MolSight introduces a three-stage training paradigm for Optical Chemical Structure Recognition (OCSR), utilizing large-scale pretraining, multi-granularity fine-tuning with auxiliary bond and coordinate prediction tasks, and reinforcement learning (GRPO) to achieve 85.1% stereochemical accuracy on USPTO, recognizing complex stereochemical structures like chiral centers and cis-trans isomers.

DECIMER 1.0 introduces a Transformer-based architecture coupled with EfficientNet-B3 to solve Optical Chemical Structure Recognition. By using the SELFIES representation (which guarantees 100% valid output strings) and scaling training to over 35 million molecules, it achieves 96.47% exact match accuracy on synthetic benchmarks, offering an open-source solution for mining chemical data from legacy literature.

This paper introduces a convolution-free, end-to-end transformer model for molecular image translation.

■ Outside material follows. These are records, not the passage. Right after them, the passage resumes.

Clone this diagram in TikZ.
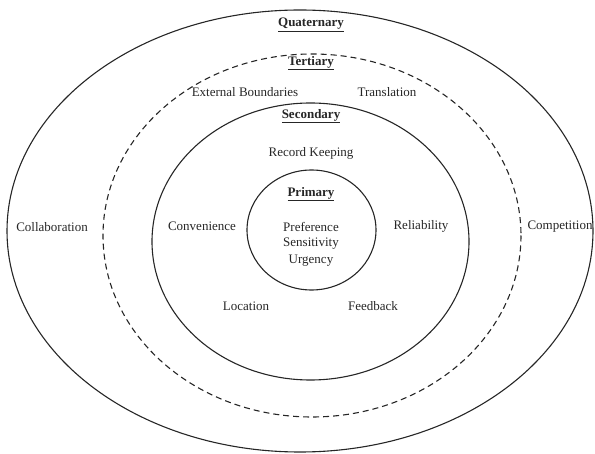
\documentclass[tikz,border=0pt]{standalone}
\usepackage{fontspec}
\setmainfont{Liberation Serif}
\begin{document}
\begin{tikzpicture}[x=1pt,y=-1pt,
  ring/.style={draw=black!85,line width=1.1pt},
  dring/.style={draw=black!85,line width=1.1pt,dash pattern=on 6pt off 4pt},
  lab/.style={font=\fontsize{13}{15}\selectfont,text=black!85,inner sep=1pt},
  head/.style={font=\fontsize{13}{15}\selectfont\bfseries,text=black!85,inner sep=1pt}]
\useasboundingbox (0,0) rectangle (595,454);
\draw[ring] (300,231) ellipse [x radius=293, y radius=221];
\draw[dring] (312,235.5) ellipse [x radius=209, y radius=181.5];
\draw[ring] (310.5,241.5) ellipse [x radius=158.5, y radius=138.5];
\draw[ring] (311.5,230) ellipse [x radius=64.5, y radius=60];
\node[head] (quat) at (311,25) {\underline{Quaternary}};
\node[head] (tert) at (311,63) {\underline{Tertiary}};
\node[head] (sec) at (311,116) {\underline{Secondary}};
\node[head] (prim) at (311,194) {\underline{Primary}};
\node[lab] (ext) at (245,92) {External Boundaries};
\node[lab] (trans) at (387,92) {Translation};
\node[lab] (rec) at (311,153) {Record Keeping};
\node[lab] (conv) at (202,226) {Convenience};
\node[lab] (rel) at (421,226) {Reliability};
\node[lab] (pref) at (311,227) {Preference};
\node[lab] (sens) at (311,244) {Sensitivity};
\node[lab] (urg) at (311,261) {Urgency};
\node[lab] (loc) at (246,306) {Location};
\node[lab] (feed) at (373,306) {Feedback};
\node[lab] (coll) at (52,227) {Collaboration};
\node[lab] (comp) at (560,227) {Competition};
\end{tikzpicture}
\end{document}
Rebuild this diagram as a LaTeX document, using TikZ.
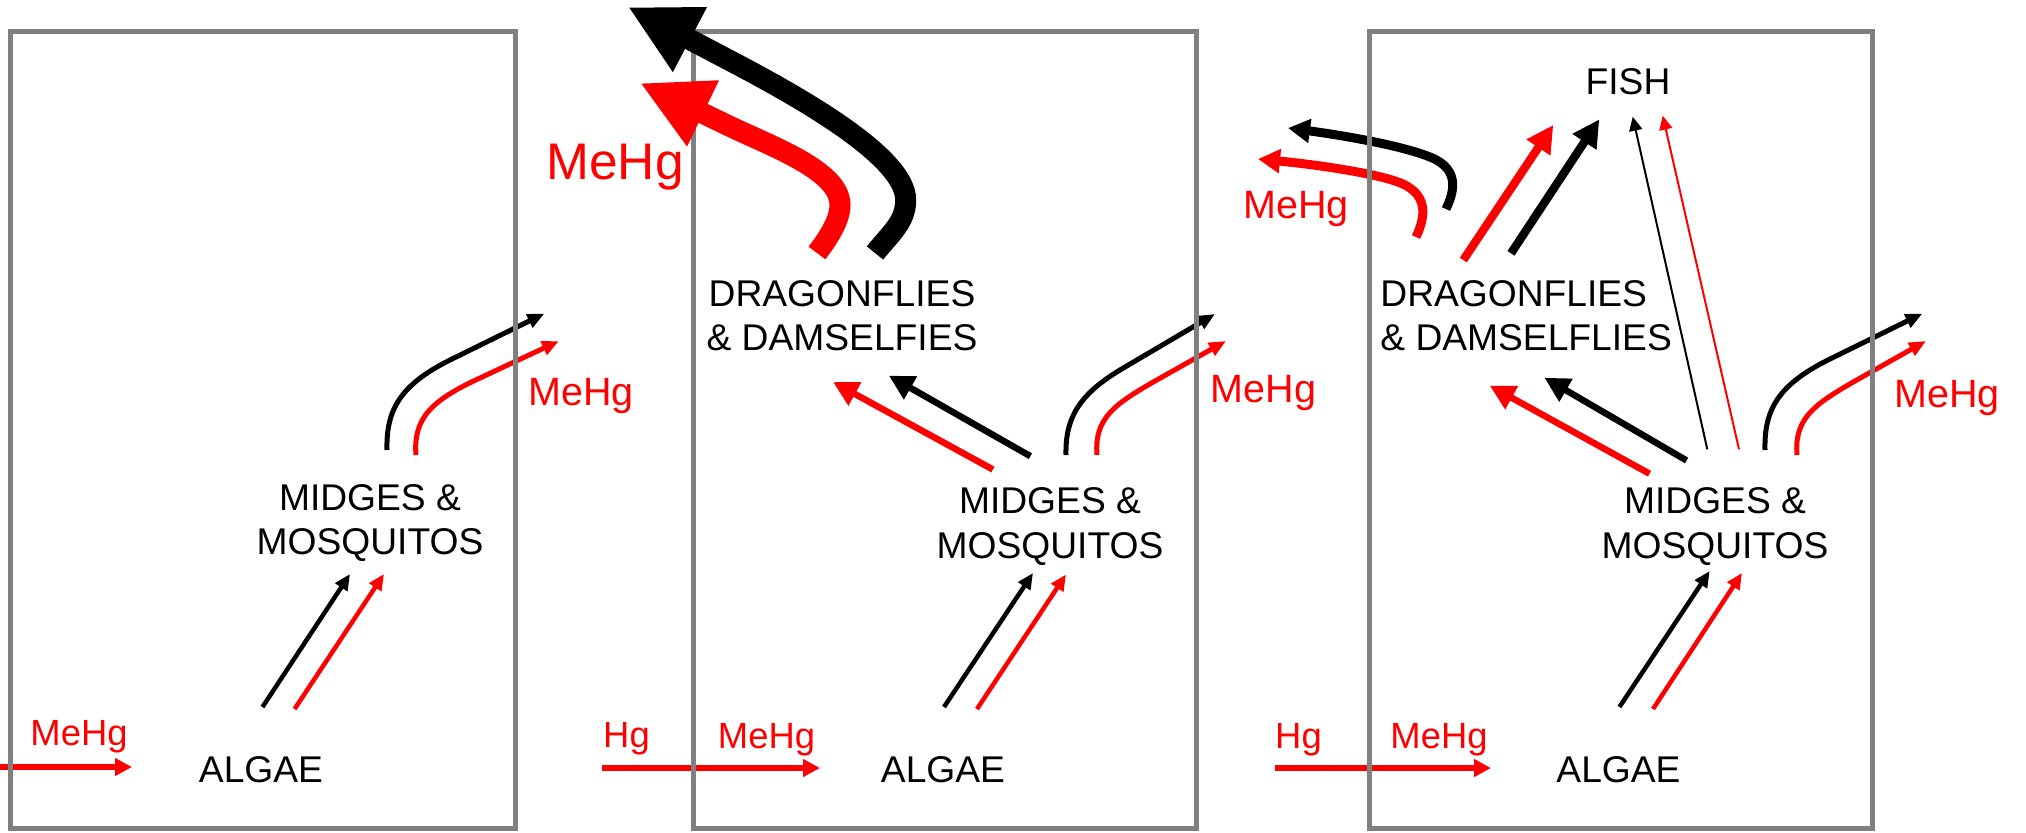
\documentclass[tikz,border=0pt]{standalone}
\usepackage{fontspec}
\setmainfont{Liberation Sans}
\usetikzlibrary{arrows.meta}
\definecolor{hgred}{RGB}{255,0,0}
\definecolor{panelgray}{RGB}{128,128,128}
\begin{document}
\begin{tikzpicture}[x=0.5pt,y=-0.5pt,
  panel/.style={draw=panelgray, line width=2.5pt},
  txt/.style={inner sep=0pt, anchor=base, text=black, font=\fontsize{18.6pt}{22.4pt}\selectfont},
  lowlbl/.style={inner sep=0pt, anchor=base, text=hgred, font=\fontsize{18.2pt}{22pt}\selectfont},
  uplbl/.style={inner sep=0pt, anchor=base, text=hgred, font=\fontsize{19.75pt}{24pt}\selectfont},
  biglbl/.style={inner sep=0pt, anchor=base, text=hgred, font=\fontsize{25.75pt}{30pt}\selectfont},
  feed/.style={line width=2.25pt, -{Triangle[length=8pt,width=7pt]}},
  emerge/.style={line width=2.5pt, -{Triangle[length=8.5pt,width=7pt]}},
  inflow/.style={line width=3pt, hgred, -{Triangle[length=8.5pt,width=8.5pt]}},
  prey/.style={line width=3.25pt, -{Triangle[length=12.5pt,width=12.5pt]}},
  eaten/.style={line width=4.2pt, -{Triangle[length=13.5pt,width=13.5pt]}},
  thinfeed/.style={line width=1pt, -{Triangle[length=7pt,width=6.5pt]}},
  adultout/.style={line width=4.5pt, -{Triangle[length=11pt,width=11.5pt]}},
  bigout/.style={line width=10.5pt, -{Triangle[length=35pt,width=34pt]}}]
\useasboundingbox (0,0) rectangle (2026,832);

% ---------- text ----------
\node[txt] (alg1) at (261,782) {ALGAE};
\node[txt] (mid1) at (370,510) {\begin{tabular}[t]{@{}c@{}}MIDGES \&\\MOSQUITOS\end{tabular}};
\node[txt] (alg2) at (943,782) {ALGAE};
\node[txt] (mid2) at (1050,513.5) {\begin{tabular}[t]{@{}c@{}}MIDGES \&\\MOSQUITOS\end{tabular}};
\node[txt] (dd2) at (842,306) {\begin{tabular}[t]{@{}c@{}}DRAGONFLIES\\\& DAMSELFIES\end{tabular}};
\node[txt] (alg3) at (1618.5,782.5) {ALGAE};
\node[txt] (mid3) at (1715,513.5) {\begin{tabular}[t]{@{}c@{}}MIDGES \&\\MOSQUITOS\end{tabular}};
\node[txt, anchor=base west] (dd3) at (1380,306) {\begin{tabular}[t]{@{}l@{}}DRAGONFLIES\\\& DAMSELFLIES\end{tabular}};
\node[txt] (fish) at (1628,94.4) {FISH};

\node[lowlbl] (in1) at (79,745) {MeHg};
\node[lowlbl] (hg12) at (626.5,747) {Hg};
\node[lowlbl] (in2) at (766.5,748) {MeHg};
\node[lowlbl] (hg23) at (1298.5,748) {Hg};
\node[lowlbl] (in3) at (1439,748) {MeHg};
\node[uplbl] (out1) at (581,405) {MeHg};
\node[uplbl] (out2) at (1263.5,402) {MeHg};
\node[uplbl] (out3) at (1947,407) {MeHg};
\node[uplbl] (out3dd) at (1296,218.3) {MeHg};
\node[biglbl] (out2dd) at (615,179) {MeHg};

% ---------- connector end points ----------
% inputs along the bottom
\coordinate (h1s) at (0,767);     \coordinate (h1e) at (132,767);
\coordinate (h2s) at (602,768);   \coordinate (h2e) at (820,768);
\coordinate (h3s) at (1275,768);  \coordinate (h3e) at (1491,768);
% algae to midges
\coordinate (am1ks) at (262.5,707);  \coordinate (am1ke) at (350,574);
\coordinate (am1rs) at (294.6,709);  \coordinate (am1re) at (384,574);
\coordinate (am2ks) at (944,707);    \coordinate (am2ke) at (1033,573);
\coordinate (am2rs) at (977,709);    \coordinate (am2re) at (1066,574.5);
\coordinate (am3ks) at (1619.4,707); \coordinate (am3ke) at (1709.7,571);
\coordinate (am3rs) at (1653,709);   \coordinate (am3re) at (1742,573);
% midges emerging
\coordinate (em1ks) at (387,450);   \coordinate (em1ke) at (544.5,313.5);
\coordinate (em1rs) at (416,455);   \coordinate (em1re) at (559,341);
\coordinate (em2ks) at (1066,455);  \coordinate (em2ke) at (1215,314);
\coordinate (em2rs) at (1097,455);  \coordinate (em2re) at (1226,341);
\coordinate (em3ks) at (1765,450);  \coordinate (em3ke) at (1922.5,313.5);
\coordinate (em3rs) at (1797,455);  \coordinate (em3re) at (1926,341);
% midges to dragonflies
\coordinate (md2ks) at (1030.4,456.2); \coordinate (md2ke) at (888.8,375.6);
\coordinate (md2rs) at (992.9,469.5);  \coordinate (md2re) at (833,382);
\coordinate (md3ks) at (1686.6,460.5); \coordinate (md3ke) at (1544.4,377.7);
\coordinate (md3rs) at (1649.5,473.7); \coordinate (md3re) at (1489.8,385.7);
% to fish
\coordinate (dfrs) at (1463.3,260);   \coordinate (dfre) at (1553.3,125);
\coordinate (dfks) at (1511,253.3);   \coordinate (dfke) at (1599.3,119.3);
\coordinate (mfks) at (1707.3,449.3); \coordinate (mfke) at (1632.7,116.7);
\coordinate (mfrs) at (1739,449.3);   \coordinate (mfre) at (1662.7,115.7);
% adult dragonflies leaving
\coordinate (do3ks) at (1446,209);  \coordinate (do3ke) at (1288,128);
\coordinate (do3rs) at (1416,237);  \coordinate (do3re) at (1258,159);
\coordinate (do2ks) at (875,253);   \coordinate (do2ke) at (628,7);
\coordinate (do2rs) at (817,253);   \coordinate (do2re) at (640,83);

% ---------- fluxes drawn beneath the panel frames ----------
\draw[inflow] (h1s) -- (h1e);
\draw[inflow] (h2s) -- (h2e);
\draw[inflow] (h3s) -- (h3e);

\draw[emerge, black] (em1ks) .. controls (386,410) and (400,385) .. (450,360) -- (em1ke);
\draw[emerge, hgred] (em1rs) .. controls (413,418) and (432,400) .. (480,378) -- (em1re);
\draw[emerge, black] (em2ks) .. controls (1065,415) and (1082,392) .. (1125,367) -- (em2ke);
\draw[emerge, hgred] (em2rs) .. controls (1094,418) and (1115,404) .. (1155,381) -- (em2re);
\draw[emerge, black] (em3ks) .. controls (1764,410) and (1778,385) .. (1828,360) -- (em3ke);
\draw[emerge, hgred] (em3rs) .. controls (1794,418) and (1815,404) .. (1855,381) -- (em3re);

\draw[adultout, black] (do3ks) .. controls (1452,196) and (1463,170) .. (1430,157)
   .. controls (1400,145) and (1340,135) .. (do3ke);
\draw[adultout, hgred] (do3rs) .. controls (1422,224) and (1434,195) .. (1398,182)
   .. controls (1370,172) and (1310,164) .. (do3re);

% ---------- panel frames ----------
\draw[panel] (10.5,31) rectangle (515.5,828.5);
\draw[panel] (693.5,31) rectangle (1196,828.5);
\draw[panel] (1369,31) rectangle (1872,828.5);

% ---------- fluxes inside the panels ----------
\draw[feed, black] (am1ks) -- (am1ke);
\draw[feed, hgred] (am1rs) -- (am1re);
\draw[feed, black] (am2ks) -- (am2ke);
\draw[feed, hgred] (am2rs) -- (am2re);
\draw[feed, black] (am3ks) -- (am3ke);
\draw[feed, hgred] (am3rs) -- (am3re);

\draw[prey, black] (md2ks) -- (md2ke);
\draw[prey, hgred] (md2rs) -- (md2re);
\draw[prey, black] (md3ks) -- (md3ke);
\draw[prey, hgred] (md3rs) -- (md3re);

\draw[eaten, hgred] (dfrs) -- (dfre);
\draw[eaten, black] (dfks) -- (dfke);
\draw[thinfeed, black] (mfks) -- (mfke);
\draw[thinfeed, hgred] (mfrs) -- (mfre);

% large export of adults from the middle panel
\draw[bigout, hgred] (do2rs) .. controls (829,237) and (840,220) .. (840,205)
   .. controls (840,170) and (770,146) .. (725,124) -- (do2re);
\draw[bigout, black] (do2ks) .. controls (890.5,233.5) and (905.7,222) .. (905.7,200)
   .. controls (905.7,155) and (791,92.5) .. (725,58) -- (do2ke);
\end{tikzpicture}
\end{document}
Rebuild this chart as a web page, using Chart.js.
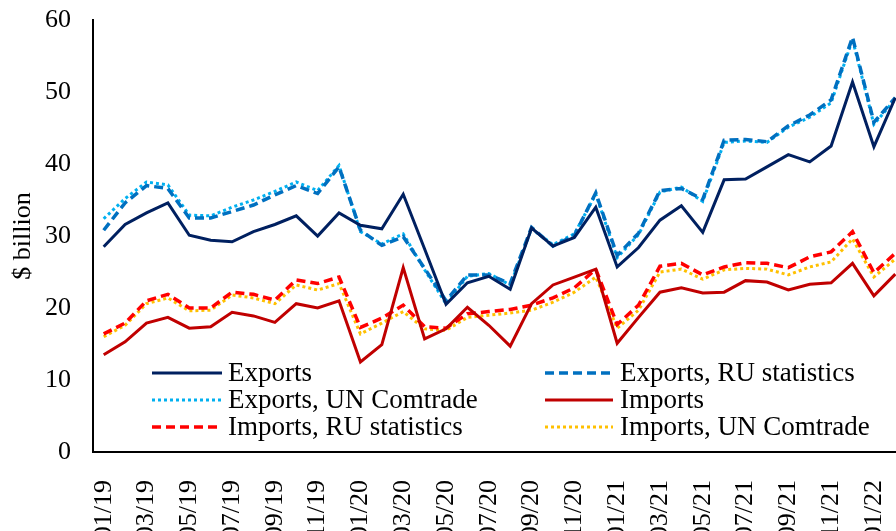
<!DOCTYPE html>
<html>
<head>
<meta charset="utf-8">
<script src="https://cdn.jsdelivr.net/npm/chart.js@4/dist/chart.umd.min.js"></script>
<style>
  html, body { margin: 0; padding: 0; background: #fff; overflow: hidden; }
  #wrap { width: 896px; height: 531px; overflow: hidden; }
  canvas { display: block; }
</style>
</head>
<body>
<div id="wrap"><canvas id="tradeChart" width="910" height="531"></canvas></div>
<script>
// --- Data ---
const months = ['01/19','02/19','03/19','04/19','05/19','06/19','07/19','08/19','09/19','10/19','11/19','12/19',
                '01/20','02/20','03/20','04/20','05/20','06/20','07/20','08/20','09/20','10/20','11/20','12/20',
                '01/21','02/21','03/21','04/21','05/21','06/21','07/21','08/21','09/21','10/21','11/21','12/21',
                '01/22','02/22'];

const exports = [28.5, 31.6, 33.2, 34.6, 30.1, 29.4, 29.2, 30.6, 31.6, 32.8, 30.0, 33.2,
                 31.5, 31.0, 35.8, 28.2, 20.5, 23.5, 24.4, 22.6, 31.1, 28.6, 29.8, 34.0,
                 25.7, 28.4, 32.2, 34.2, 30.5, 37.8, 37.9, 39.6, 41.3, 40.3, 42.5, 51.4,
                 42.4, 49.2];
const exportsRU = [30.8, 34.6, 37.0, 36.6, 32.5, 32.5, 33.4, 34.3, 35.7, 37.0, 35.9, 39.6,
                   30.8, 28.7, 29.9, 25.5, 21.0, 24.6, 24.6, 23.4, 31.2, 28.6, 30.1, 36.0,
                   27.3, 30.4, 36.3, 36.6, 35.1, 43.3, 43.4, 43.1, 45.3, 46.8, 48.9, 57.6,
                   45.8, 49.2];
const exportsUN = [32.4, 35.2, 37.5, 37.1, 32.9, 32.8, 34.0, 35.0, 36.2, 37.5, 36.3, 39.8,
                   30.6, 28.9, 30.3, 25.3, 20.6, 24.4, 24.8, 23.2, 31.0, 28.8, 30.3, 35.8,
                   27.0, 30.2, 36.1, 36.8, 34.8, 43.0, 43.2, 43.0, 45.1, 46.5, 48.5, 57.3,
                   45.5, 49.0];
const imports = [13.5, 15.3, 17.9, 18.7, 17.2, 17.4, 19.4, 18.9, 18.0, 20.6, 20.0, 21.0,
                 12.5, 14.9, 25.6, 15.7, 17.1, 20.1, 17.6, 14.7, 20.6, 23.2, 24.3, 25.4,
                 15.1, 18.7, 22.2, 22.8, 22.1, 22.2, 23.8, 23.6, 22.5, 23.3, 23.5, 26.2,
                 21.7, 24.7];
const importsRU = [16.4, 17.9, 21.0, 21.9, 20.0, 20.0, 22.2, 21.9, 21.1, 23.9, 23.4, 24.3,
                   17.3, 18.6, 20.4, 17.4, 17.2, 19.2, 19.5, 19.8, 20.4, 21.4, 22.8, 25.4,
                   17.7, 20.4, 25.8, 26.2, 24.6, 25.7, 26.3, 26.2, 25.6, 27.1, 27.8, 30.6,
                   24.9, 27.6];
const importsUN = [16.0, 17.6, 20.6, 21.4, 19.6, 19.7, 21.8, 21.4, 20.6, 23.2, 22.5, 23.4,
                   16.4, 17.9, 19.5, 17.1, 16.9, 18.7, 19.0, 19.3, 19.7, 20.8, 22.2, 24.3,
                   17.2, 19.7, 25.0, 25.4, 24.0, 25.3, 25.5, 25.4, 24.6, 25.7, 26.4, 29.6,
                   24.3, 26.8];

const yTicks = [0, 10, 20, 30, 40, 50, 60];

// --- Styles ---
const FONT = 'Liberation Serif, Times New Roman, serif';

function series(label, data, color, dash, width) {
    return {
        label: label,
        data: data,
        borderColor: color,
        backgroundColor: color,
        borderDash: dash,
        borderWidth: width,
        pointRadius: 0,
        tension: 0,
        fill: false
    };
}

// no extra room for overhanging tick labels, the frame is set by hand
function noPad(scale) {
    scale.paddingTop = 0;
    scale.paddingBottom = 0;
    scale.paddingLeft = 0;
    scale.paddingRight = 0;
}

// Legend inside the plot, two columns, drawn from dataset styles
const innerLegend = {
    id: 'innerLegend',
    afterDraw(chart) {
        const ctx = chart.ctx;
        const cols = [{ x0: 152, x1: 222, tx: 228 }, { x0: 545, x1: 613, tx: 620 }];
        const rows = [373, 400, 427];
        ctx.save();
        ctx.font = '27px ' + FONT;
        ctx.textBaseline = 'middle';
        ctx.fillStyle = '#000';
        chart.data.datasets.forEach((ds, i) => {
            const c = cols[i % 2];
            const y = rows[Math.floor(i / 2)];
            ctx.beginPath();
            ctx.strokeStyle = ds.borderColor;
            ctx.lineWidth = ds.borderWidth;
            ctx.setLineDash(ds.borderDash);
            ctx.moveTo(c.x0, y);
            ctx.lineTo(c.x1, y);
            ctx.stroke();
            ctx.setLineDash([]);
            ctx.fillText(ds.label, c.tx, y + 1);
        });
        ctx.restore();
    }
};

const ctx = document.getElementById('tradeChart').getContext('2d');
new Chart(ctx, {
    type: 'line',
    data: {
        labels: months,
        datasets: [
            series('Exports', exports, '#002060', [], 3),
            series('Exports, RU statistics', exportsRU, '#0070C0', [9, 5], 3.5),
            series('Exports, UN Comtrade', exportsUN, '#00B0F0', [3, 3], 3),
            series('Imports', imports, '#C00000', [], 3),
            series('Imports, RU statistics', importsRU, '#FF0000', [9, 5], 3.5),
            series('Imports, UN Comtrade', importsUN, '#FFC000', [3, 3], 3)
        ]
    },
    options: {
        responsive: false,
        animation: false,
        layout: { padding: { top: 20, right: 4, left: 0, bottom: 0 } },
        plugins: {
            legend: { display: false },
            tooltip: { enabled: false }
        },
        scales: {
            x: {
                offset: true,
                grid: { display: false },
                border: { display: true, color: '#000', width: 2 },
                ticks: {
                    autoSkip: false,
                    maxRotation: 90,
                    minRotation: 90,
                    padding: 20,
                    color: '#000',
                    font: { family: FONT, size: 26 },
                    callback: function (val, i) { return i % 2 === 0 ? months[i] : ''; }
                },
                afterFit(scale) { scale.height = 79; noPad(scale); }
            },
            y: {
                min: 0,
                max: 60,
                afterBuildTicks(scale) { scale.ticks = yTicks.map(v => ({ value: v })); },
                grid: { display: false },
                border: { display: true, color: '#000', width: 2 },
                ticks: {
                    padding: 14,
                    color: '#000',
                    font: { family: FONT, size: 26 }
                },
                title: {
                    display: true,
                    text: '$ billion',
                    color: '#000',
                    font: { family: FONT, size: 26 },
                    padding: { top: 8, bottom: 0 }
                },
                afterFit(scale) { scale.width = 93; noPad(scale); }
            }
        }
    },
    plugins: [innerLegend]
});
</script>
</body>
</html>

By replacing CNN encoders with Vision Transformers, it achieves a Levenshtein distance of 6.95 on noisy datasets, compared to 7.49 for ResNet50-LSTM baselines.

This paper introduces ICMDT, a Transformer-based architecture for molecular translation (image-to-InChI). By enhancing the TNT block to fuse pixel, small patch, and large patch embeddings, the model achieves superior accuracy on the Bristol-Myers Squibb dataset compared to CNN-RNN and standard Transformer baselines.

A Transformer-based system for optical chemical structure recognition introducing a comprehensive data generation pipeline (FG-SMILES, Markush structures, visual contamination) achieving 79% accuracy on real-world images, outperforming rule-based systems like OSRA.

MICER treats optical chemical structure recognition as an image captioning task, using transfer learning with a fine-tuned ResNet encoder and attention-based LSTM decoder to convert molecular images into SMILES strings, reaching 97.54% sequence accuracy on synthetic data and 82.33% on real-world images.

Proposes an end-to-end architecture replacing standard CNN backbones with Swin Transformer to capture global image context. Introduces Multi-label Focal Loss to handle severe token imbalance in chemical datasets.

DECIMER adapts the “Show, Attend and Tell” image captioning architecture to translate chemical structure images into SMILES strings. By leveraging massive synthetic datasets generated from PubChem, it demonstrates that deep learning can perform optical chemical recognition without complex, hand-engineered rule systems.